Along for this ride through the Dickinson brothers’ back pages are Mavis Staples (getting funky reinterpreting the Staple Singers’ “What You Gonna Do?”), Jason Isbell (who covers Little Walter’s “Mean Old World,” a song famously done by Duane Allman and Eric Clapton on the Layla sessions, recorded by the Dickinson’s famous father/producer Jim) and Tierinii and Tikyra Jackson from Southern Avenue on vocals, among others. It’s an album that both looks backward and forward, reprising the dusky feel of the music that first inspired the Dickinson brothers to start their band while pushing it into electric boogie and even psychedelic directions its founders might not have imagined.

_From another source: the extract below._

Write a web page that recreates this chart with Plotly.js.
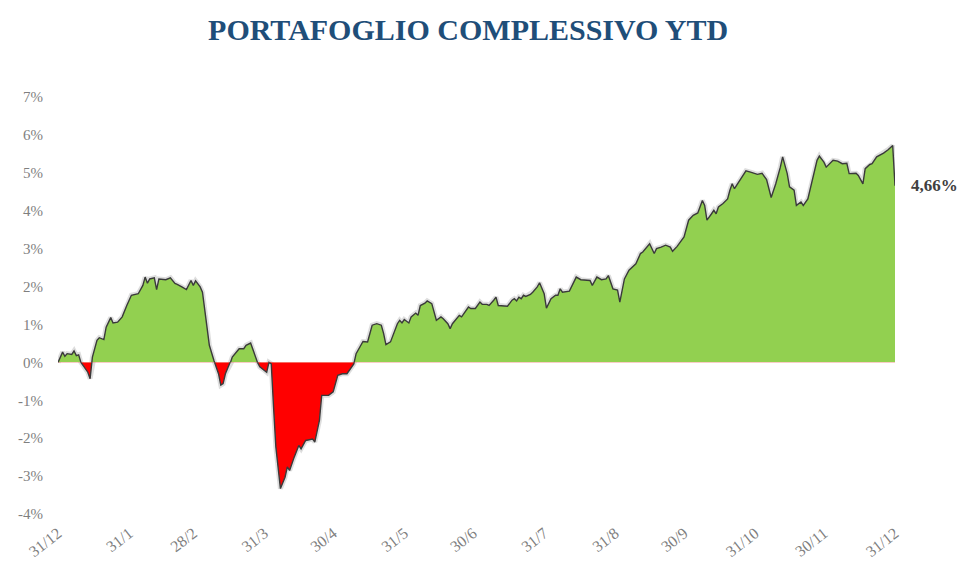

From the sultry swamp of Kimbrough’s “Lonesome in My Home” to the tough grind of “Bump That Mother” and Burnside’s salacious “Peaches,” this is the sound the North Mississippi Allstars have crafted over the past (near) quarter-century. The album is a mini-history, both musically and visually, of the music that emerged from the Dickinson brothers’ past, assisted by like-minded friends such as those above, as well as Cedric Burnside, Duane Betts (who logically takes the second guitar part on “Mean Old World,” which turns into an Allman Brothers Band-style improvisation worthy of his dad) and Rev. Charles Hodges on B3 organ. Skip the stream and pick up the old school package to get a fuller, deeper, more authentic picture of the North Mississippi Allstars’ roots and their effects on the band’s profound organic Southern rocking groove.